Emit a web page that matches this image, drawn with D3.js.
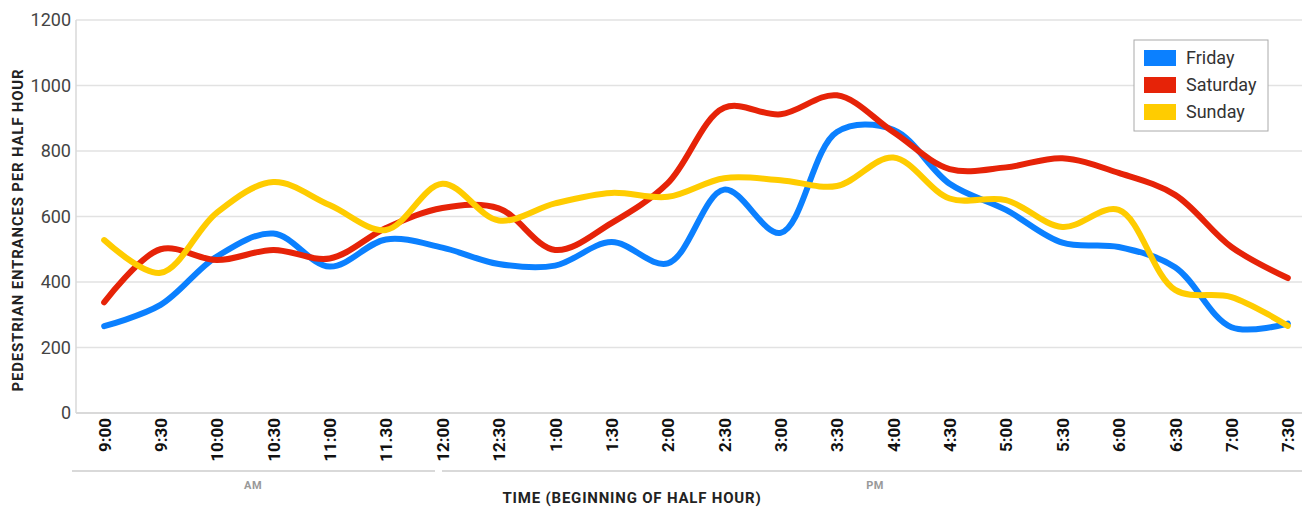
<!DOCTYPE html>
<html>
<head>
<meta charset="utf-8">
<script src="https://cdn.jsdelivr.net/npm/d3@7"></script>
<style>
  html, body { margin: 0; padding: 0; background: #fff; }
  svg { display: block; font-family: Roboto, "Noto Sans", sans-serif; }
</style>
</head>
<body>
<svg id="chart" width="1302" height="510"></svg>
<script>
// Half-hour slots, 9:00 AM to 7:30 PM
const times = ['9:00','9:30','10:00','10:30','11:00','11.30','12:00','12:30','1:00','1:30','2:00',
               '2:30','3:00','3:30','4:00','4:30','5:00','5:30','6:00','6:30','7:00','7:30'];

const friday   = [265, 330, 478, 548, 447, 530, 505, 455, 450, 522, 457, 682, 550, 858, 865, 700, 620, 520, 507, 445, 262, 273];
const saturday = [338, 500, 467, 498, 472, 565, 626, 625, 498, 580, 702, 932, 912, 970, 858, 745, 750, 778, 733, 666, 507, 412];
const sunday   = [528, 428, 612, 705, 635, 559, 700, 588, 640, 672, 660, 717, 711, 693, 780, 655, 650, 568, 620, 376, 354, 266];

const seriesNames = ['Friday', 'Saturday', 'Sunday'];
const seriesColors = ['#0b80ff', '#e62308', '#ffcc00'];
const yTicks = [0, 200, 400, 600, 800, 1000, 1200];

const svg = d3.select('#chart');
const plotLeft = 76, plotTop = 20, plotBottom = 413, plotRight = 1302;

const x = d3.scalePoint()
  .domain(times)
  .range([plotLeft, 1316])
  .padding(0.5);

const y = d3.scaleLinear()
  .domain([0, 1200])
  .range([plotBottom, plotTop]);

/*
 * Grid and axes
 */
const grid = svg.append('g');
grid.selectAll('line')
  .data(yTicks)
  .enter().append('line')
    .attr('x1', plotLeft).attr('x2', plotRight)
    .attr('y1', d => y(d)).attr('y2', d => y(d))
    .attr('stroke', d => d === 0 ? '#ccc' : '#e2e2e2')
    .attr('stroke-width', 1.5);

svg.append('line')
  .attr('x1', plotLeft).attr('x2', plotLeft)
  .attr('y1', plotTop).attr('y2', plotBottom)
  .attr('stroke', '#d8d8d8')
  .attr('stroke-width', 1.5);

const yAxis = svg.append('g')
  .attr('transform', 'translate(' + plotLeft + ',0)')
  .call(d3.axisLeft(y).tickValues(yTicks).tickFormat(d3.format('d')).tickSize(0).tickPadding(5));
yAxis.select('.domain').remove();
yAxis.selectAll('text')
  .attr('font-size', 18)
  .attr('fill', '#444')
  .attr('font-family', 'Roboto, sans-serif');

const xAxis = svg.append('g')
  .attr('transform', 'translate(0,' + plotBottom + ')')
  .call(d3.axisBottom(x).tickSize(0));
xAxis.select('.domain').remove();
xAxis.selectAll('text')
  .attr('font-size', 17)
  .attr('font-weight', 'bold')
  .attr('fill', '#111')
  .attr('font-family', 'Roboto, sans-serif')
  .attr('text-anchor', 'end')
  .attr('transform', 'rotate(-90)')
  .attr('x', -5)
  .attr('y', 0)
  .attr('dy', '0.35em');

// AM / PM group lines
svg.append('line')
  .attr('x1', 72).attr('x2', 435).attr('y1', 471).attr('y2', 471)
  .attr('stroke', '#ccc').attr('stroke-width', 1.5);
svg.append('line')
  .attr('x1', 442).attr('x2', plotRight).attr('y1', 471).attr('y2', 471)
  .attr('stroke', '#ccc').attr('stroke-width', 1.5);

svg.append('text')
  .attr('x', 253).attr('y', 489)
  .attr('text-anchor', 'middle')
  .attr('font-size', 11).attr('font-weight', 'bold').attr('fill', '#999')
  .attr('letter-spacing', 0.5)
  .text('AM');
svg.append('text')
  .attr('x', 875).attr('y', 489)
  .attr('text-anchor', 'middle')
  .attr('font-size', 11).attr('font-weight', 'bold').attr('fill', '#999')
  .attr('letter-spacing', 0.5)
  .text('PM');

svg.append('text')
  .attr('x', 632).attr('y', 503)
  .attr('text-anchor', 'middle')
  .attr('font-size', 15).attr('font-weight', 'bold').attr('fill', '#222')
  .attr('letter-spacing', 0.8)
  .text('TIME (BEGINNING OF HALF HOUR)');

svg.append('text')
  .attr('transform', 'translate(23,230) rotate(-90)')
  .attr('text-anchor', 'middle')
  .attr('font-size', 15).attr('font-weight', 'bold').attr('fill', '#222')
  .attr('letter-spacing', 0.8)
  .text('PEDESTRIAN ENTRANCES PER HALF HOUR');

/*
 * Lines
 */
const series = [friday, saturday, sunday];
const line = d3.line()
  .x((d, i) => x(times[i]))
  .y(d => y(d))
  .curve(d3.curveCatmullRom.alpha(0.5));

svg.append('g')
  .selectAll('path')
  .data(series)
  .enter().append('path')
    .attr('d', d => line(d))
    .attr('fill', 'none')
    .attr('stroke', (d, i) => seriesColors[i])
    .attr('stroke-width', 6)
    .attr('stroke-linecap', 'round')
    .attr('stroke-linejoin', 'round');

/*
 * Legend
 */
const legend = svg.append('g').attr('transform', 'translate(1134,40)');
legend.append('rect')
  .attr('width', 134).attr('height', 91)
  .attr('fill', '#fff')
  .attr('stroke', '#aaa');

const items = legend.selectAll('g.item')
  .data(seriesNames)
  .enter().append('g')
    .attr('class', 'item')
    .attr('transform', (d, i) => 'translate(10,' + (10 + i * 27) + ')');
items.append('rect')
  .attr('width', 32).attr('height', 16)
  .attr('fill', (d, i) => seriesColors[i]);
items.append('text')
  .attr('x', 42).attr('y', 8)
  .attr('dy', '0.35em')
  .attr('font-size', 18)
  .attr('fill', '#333')
  .text(d => d);
</script>
</body>
</html>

────────────────────

▶ _To do_: Output the data exactly. Pictures don't belong in the result.

▶ _Full solution_:
Emit a web page that matches this image, drawn with D3.js.
<!DOCTYPE html>
<html>
<head>
<meta charset="utf-8">
<script src="https://cdn.jsdelivr.net/npm/d3@7"></script>
<style>
  html, body { margin: 0; padding: 0; background: #fff; }
  svg { display: block; font-family: Roboto, "Noto Sans", sans-serif; }
</style>
</head>
<body>
<svg id="chart" width="1302" height="510"></svg>
<script>
// Half-hour slots, 9:00 AM to 7:30 PM
const times = ['9:00','9:30','10:00','10:30','11:00','11.30','12:00','12:30','1:00','1:30','2:00',
               '2:30','3:00','3:30','4:00','4:30','5:00','5:30','6:00','6:30','7:00','7:30'];

const friday   = [265, 330, 478, 548, 447, 530, 505, 455, 450, 522, 457, 682, 550, 858, 865, 700, 620, 520, 507, 445, 262, 273];
const saturday = [338, 500, 467, 498, 472, 565, 626, 625, 498, 580, 702, 932, 912, 970, 858, 745, 750, 778, 733, 666, 507, 412];
const sunday   = [528, 428, 612, 705, 635, 559, 700, 588, 640, 672, 660, 717, 711, 693, 780, 655, 650, 568, 620, 376, 354, 266];

const seriesNames = ['Friday', 'Saturday', 'Sunday'];
const seriesColors = ['#0b80ff', '#e62308', '#ffcc00'];
const yTicks = [0, 200, 400, 600, 800, 1000, 1200];

const svg = d3.select('#chart');
const plotLeft = 76, plotTop = 20, plotBottom = 413, plotRight = 1302;

const x = d3.scalePoint()
  .domain(times)
  .range([plotLeft, 1316])
  .padding(0.5);

const y = d3.scaleLinear()
  .domain([0, 1200])
  .range([plotBottom, plotTop]);

/*
 * Grid and axes
 */
const grid = svg.append('g');
grid.selectAll('line')
  .data(yTicks)
  .enter().append('line')
    .attr('x1', plotLeft).attr('x2', plotRight)
    .attr('y1', d => y(d)).attr('y2', d => y(d))
    .attr('stroke', d => d === 0 ? '#ccc' : '#e2e2e2')
    .attr('stroke-width', 1.5);

svg.append('line')
  .attr('x1', plotLeft).attr('x2', plotLeft)
  .attr('y1', plotTop).attr('y2', plotBottom)
  .attr('stroke', '#d8d8d8')
  .attr('stroke-width', 1.5);

const yAxis = svg.append('g')
  .attr('transform', 'translate(' + plotLeft + ',0)')
  .call(d3.axisLeft(y).tickValues(yTicks).tickFormat(d3.format('d')).tickSize(0).tickPadding(5));
yAxis.select('.domain').remove();
yAxis.selectAll('text')
  .attr('font-size', 18)
  .attr('fill', '#444')
  .attr('font-family', 'Roboto, sans-serif');

const xAxis = svg.append('g')
  .attr('transform', 'translate(0,' + plotBottom + ')')
  .call(d3.axisBottom(x).tickSize(0));
xAxis.select('.domain').remove();
xAxis.selectAll('text')
  .attr('font-size', 17)
  .attr('font-weight', 'bold')
  .attr('fill', '#111')
  .attr('font-family', 'Roboto, sans-serif')
  .attr('text-anchor', 'end')
  .attr('transform', 'rotate(-90)')
  .attr('x', -5)
  .attr('y', 0)
  .attr('dy', '0.35em');

// AM / PM group lines
svg.append('line')
  .attr('x1', 72).attr('x2', 435).attr('y1', 471).attr('y2', 471)
  .attr('stroke', '#ccc').attr('stroke-width', 1.5);
svg.append('line')
  .attr('x1', 442).attr('x2', plotRight).attr('y1', 471).attr('y2', 471)
  .attr('stroke', '#ccc').attr('stroke-width', 1.5);

svg.append('text')
  .attr('x', 253).attr('y', 489)
  .attr('text-anchor', 'middle')
  .attr('font-size', 11).attr('font-weight', 'bold').attr('fill', '#999')
  .attr('letter-spacing', 0.5)
  .text('AM');
svg.append('text')
  .attr('x', 875).attr('y', 489)
  .attr('text-anchor', 'middle')
  .attr('font-size', 11).attr('font-weight', 'bold').attr('fill', '#999')
  .attr('letter-spacing', 0.5)
  .text('PM');

svg.append('text')
  .attr('x', 632).attr('y', 503)
  .attr('text-anchor', 'middle')
  .attr('font-size', 15).attr('font-weight', 'bold').attr('fill', '#222')
  .attr('letter-spacing', 0.8)
  .text('TIME (BEGINNING OF HALF HOUR)');

svg.append('text')
  .attr('transform', 'translate(23,230) rotate(-90)')
  .attr('text-anchor', 'middle')
  .attr('font-size', 15).attr('font-weight', 'bold').attr('fill', '#222')
  .attr('letter-spacing', 0.8)
  .text('PEDESTRIAN ENTRANCES PER HALF HOUR');

/*
 * Lines
 */
const series = [friday, saturday, sunday];
const line = d3.line()
  .x((d, i) => x(times[i]))
  .y(d => y(d))
  .curve(d3.curveCatmullRom.alpha(0.5));

svg.append('g')
  .selectAll('path')
  .data(series)
  .enter().append('path')
    .attr('d', d => line(d))
    .attr('fill', 'none')
    .attr('stroke', (d, i) => seriesColors[i])
    .attr('stroke-width', 6)
    .attr('stroke-linecap', 'round')
    .attr('stroke-linejoin', 'round');

/*
 * Legend
 */
const legend = svg.append('g').attr('transform', 'translate(1134,40)');
legend.append('rect')
  .attr('width', 134).attr('height', 91)
  .attr('fill', '#fff')
  .attr('stroke', '#aaa');

const items = legend.selectAll('g.item')
  .data(seriesNames)
  .enter().append('g')
    .attr('class', 'item')
    .attr('transform', (d, i) => 'translate(10,' + (10 + i * 27) + ')');
items.append('rect')
  .attr('width', 32).attr('height', 16)
  .attr('fill', (d, i) => seriesColors[i]);
items.append('text')
  .attr('x', 42).attr('y', 8)
  .attr('dy', '0.35em')
  .attr('font-size', 18)
  .attr('fill', '#333')
  .text(d => d);
</script>
</body>
</html>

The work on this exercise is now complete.